The Financial Ombudsman Service (FOS), which resolves disputes between consumers and banks, has received a significant number of complaints about insurance linked to current accounts. Emma Parker, of the FOS, says: “Many consumers are not aware of policy restrictions. For example, customers with mobile phone insurance may not realise that they must register their phone details with the insurer before they can make a claim.”
Hidden in the small print of the RAC breakdown cover included with the Halifax Ultimate Reward account, which costs £12.50 a month, is that customers must pay the towage costs if they wish to be taken more than ten miles from where they broke down.
Ms Parsons says that it is also important to check the travel cover. “Lloyds TSB, for example, offers a range of fee-based accounts and the level of travel cover varies,” she says. “The Silver account provides only European cover, and winter sports cover is not included unless you sign up to the Platinum or Premier accounts.”
Many fee-based accounts offer “preferential rates” on savings. With the base rate at 0.5 per cent, consumers may find this tempting, but better deals can often be found elsewhere. For example, the Co-Operative Bank’s Privilege current account offers a linked savings account paying 0.75 per cent. A higher-paying alternative is the Stroud & Swindon Building Society, paying 2.25 per cent on its easy-access postal account.
The HSBC Plus package, at £12.95 a month, offers a regular saver account paying 10 per cent, but the small print reveals that it may not be such a good deal. The account is only available “from time to time”, according to the HSBC website, and savers are restricted to deposits of £250 a month, with no withdrawals allowed.
Consumers who go overdrawn regularly may be enticed by preferentialrates and fees on overdrafts, but the savings must be weighed against the cost of the account.

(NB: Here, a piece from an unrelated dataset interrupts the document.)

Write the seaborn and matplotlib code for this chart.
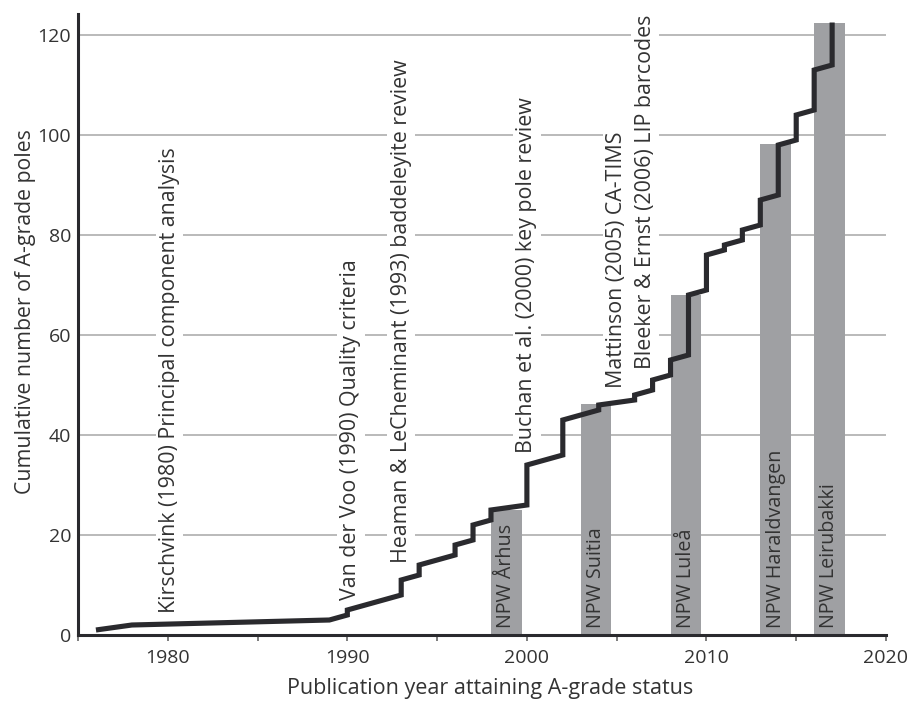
import matplotlib
matplotlib.use("Agg")
import matplotlib.pyplot as plt
import seaborn as sns
import numpy as np
import pandas as pd
from matplotlib.ticker import FixedLocator, NullFormatter

# ---- data ----
line_years = [1976, 1978, 1989, 1990, 1990, 1993, 1993, 1994, 1994, 1996, 1996,
              1997, 1997, 1998, 1998, 2000, 2000, 2002, 2002, 2004, 2004, 2006, 2006,
              2007, 2007, 2008, 2008, 2009, 2009, 2010, 2010, 2011, 2011, 2012, 2012,
              2013, 2013, 2014, 2014, 2015, 2015, 2016, 2016, 2017, 2017]
line_counts = [1, 2, 3, 4, 5, 8, 11, 12, 14, 16, 18,
               19, 22, 23, 25, 26, 34, 36, 43, 45, 46, 47, 48,
               49, 51, 52, 55, 56, 68, 69, 76, 77, 78, 79, 81,
               82, 87, 88, 98, 99, 104, 105, 113, 114, 122.5]

npw_labels = ["NPW Århus", "NPW Suitia", "NPW Luleå", "NPW Haraldvangen", "NPW Leirubakki"]
npw_start = [1998, 2003, 2008, 2013, 2016]
npw_height = [25, 46.2, 68, 98.2, 122.5]

ann_texts = ["Kirschvink (1980) Principal component analysis",
             "Van der Voo (1990) Quality criteria",
             "Heaman & LeCheminant (1993) baddeleyite review",
             "Buchan et al. (2000) key pole review",
             "Mattinson (2005) CA-TIMS",
             "Bleeker & Ernst (2006) LIP barcodes"]
ann_x = [1980.1, 1990.2, 1993.0, 2000.0, 2005.0, 2006.6]
ann_y = [4.4, 7.1, 14.4, 36.4, 49.4, 53.2]

x_major = [1980, 1990, 2000, 2010, 2020]
x_minor = [1975, 1985, 1995, 2005, 2015]
y_ticks = [0, 20, 40, 60, 80, 100, 120]

# ---- style ----
sns.set_style("white")
plt.rcParams['font.family'] = ['Open Sans', 'DejaVu Sans']
TXT = "#333333"
DARK = "#2a2a2e"
BAR = "#9fa0a3"
GRID = "#b4b4b4"

fig = plt.figure(figsize=(9.07, 7.01), dpi=100)
ax = fig.add_axes([78 / 907, 1 - 635 / 701, (886 - 78) / 907, (635 - 14) / 701])

# bars
bar_w = 1.7
centers = [s + bar_w / 2 for s in npw_start]
bars_df = pd.DataFrame({"x": centers, "h": npw_height})
rel_w = bar_w / np.min(np.diff(sorted(centers)))
sns.barplot(data=bars_df, x="x", y="h", native_scale=True, width=rel_w,
            color=BAR, saturation=1, errorbar=None, linewidth=0, ax=ax, zorder=2)

# staircase line
line_df = pd.DataFrame({"year": line_years, "count": line_counts})
sns.lineplot(data=line_df, x="year", y="count", sort=False, estimator=None,
             color=DARK, linewidth=3.7, ax=ax, zorder=4,
             solid_joinstyle="miter", solid_capstyle="butt")

# annotations
for t, x, y in zip(ann_texts, ann_x, ann_y):
    ax.text(x, y, t, rotation=90, ha="center", va="bottom", fontsize=15.4,
            color=TXT, zorder=3,
            bbox=dict(facecolor="white", edgecolor="none", pad=2.5))
for t, c in zip(npw_labels, centers):
    ax.text(c, 1.4, t, rotation=90, ha="center", va="bottom", fontsize=14.2,
            color=TXT, zorder=3)

ax.set_xlim(1975, 2020)
ax.set_ylim(0, 124.2)

ax.xaxis.set_major_locator(FixedLocator(x_major))
ax.xaxis.set_minor_locator(FixedLocator(x_minor))
ax.xaxis.set_minor_formatter(NullFormatter())
ax.set_xticklabels([str(v) for v in x_major])
ax.yaxis.set_major_locator(FixedLocator(y_ticks))
ax.set_yticklabels([str(v) for v in y_ticks])

ax.tick_params(axis="x", which="both", direction="out", length=4, width=1.2,
               color="#666666", labelsize=14, labelcolor=TXT, pad=6, bottom=True)
ax.tick_params(axis="y", which="both", length=0, labelsize=14, labelcolor=TXT, pad=5)

ax.yaxis.grid(True, color=GRID, linewidth=1.3)
ax.xaxis.grid(False)
ax.set_axisbelow(True)

for s in ["top", "right"]:
    ax.spines[s].set_visible(False)
for s in ["left", "bottom"]:
    ax.spines[s].set_color(DARK)
    ax.spines[s].set_linewidth(2.2)
    ax.spines[s].set_zorder(5)

ax.set_xlabel("Publication year attaining A-grade status", fontsize=15.5, color=TXT)
ax.set_ylabel("Cumulative number of A-grade poles", fontsize=15.3, color=TXT)
ax.xaxis.set_label_coords((490 - 78) / 808, (635 - 678) / 621)
ax.yaxis.set_label_coords((36 - 78) / 808, (635 - 312) / 621)

fig.savefig("out.png", dpi=100)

The Privilege Premier account from the Co-operative Bank costs £144 a year and offers a £300 overdraft with no fees or interest. However, a £300 overdraft for 12 months at the average rate for standard current accounts — 14.4 per cent — would cost £43.20.
Home insurance
Banks often try to sell home insurance when a customer is buying a mortgage or even informing the bank of a change of address. Customers can also find themselves under pressure to buy life cover and payment protection insurance alongside a mortgage. Experts fear that many consumers may mistakenly think that they have to buy these policies from their bank.
Darren Black, of Confused.com, the comparison website, says: “Many people think that they are more likely to be accepted for a mortgage if they take home insurance with their bank, and that claims on the policy will have a greater chance of a payout because the bank has a vested interest in the house being maintained. Both of these are untrue.”
Consumers can save an average of £140 a year on home insurance by shopping around. “While it is a condition of mortgages to have buildings insurance, there is nothing to say that it cannot be sourced independently,” Mr Black says.
Identity theft insurance
Cifas, the fraud prevention agency, says that there was a 40 per cent increase in the number of people falling victim to identity fraud in the first quarter of this year, compared with the same period last year.
With consumer fears increasing, many banks are trying to sell identity theft insurance, costing up to £90 a year. Barclaycard, for example, tries to sell this cover when customers call to register replacement credit cards.
This type of insurance does not cover losses arising as a result of fraud, which banks should pay anyway, but covers legal costs and provides access to your credit file.
Martyn Hocking, of Which?, says that the policies can be a waste of money, adding: “Under the Consumer Credit Act 1974, you are not liable for debts run up by a fraudster, provided that you have acted honestly and used reasonable care. The most you will pay is £50, and credit card companies often waive this.
“You can obtain your credit files for only £2 each from the three credit reference agencies — Call Credit, Experian and Equifax.”
You may also be covered for identity theft insurance under your existing home insurance policy, since many policyholders have an add-on — costing about £20 a year — that provides access to their insurer’s legal service. This service can help consumers to deal with lenders and credit reference agencies after becoming a victim of identity fraud.
Be on your guard
• If you are asked to make an appointment to “review your account,” this is likely to involve selling products.
• If your credit or debit card is lost, banks will often try to sell identity theft insurance when issuing your new card.
• When buying a mortgage or moving house, your bank may push various insurance policies.
• Banks routinely try to sell savings, credit cards and personal loans to existing customers.
Better deals can often be found elsewhere on comparison websites.
Case study — Hassled every time I visit my branch
Lynda Lee, of Bakewell, Derbyshire, says that she is “totally fed up” with her bank and building society trying to sell her various products whenever she goes into one of their branches.
Mrs Lee, left, is in the process of a buying a new house and has made several visits to branches of Nationwide and NatWest recently to move money around. The 55-year-old says: “Whenever I put money in or out of an account, the cashier always asks ‘do you have any plans for this money?’, as if I need to explain my transactions.
“It is clear that staff members are given targets or incentives to sell as many products as possible. But when there is a queue forming behind me in a branch and all they’re interested in is selling me a new current account or investment product, I find it very frustrating.”
Mrs Lee thinks that the problem has grown worse over the past 18 months, adding: “I am often asked if I have a mortgage or would like a quote for my home insurance. I have also been offered a fee-paying current account, but I always refuse. It seems like a way for banks to squeeze more money out of customers.”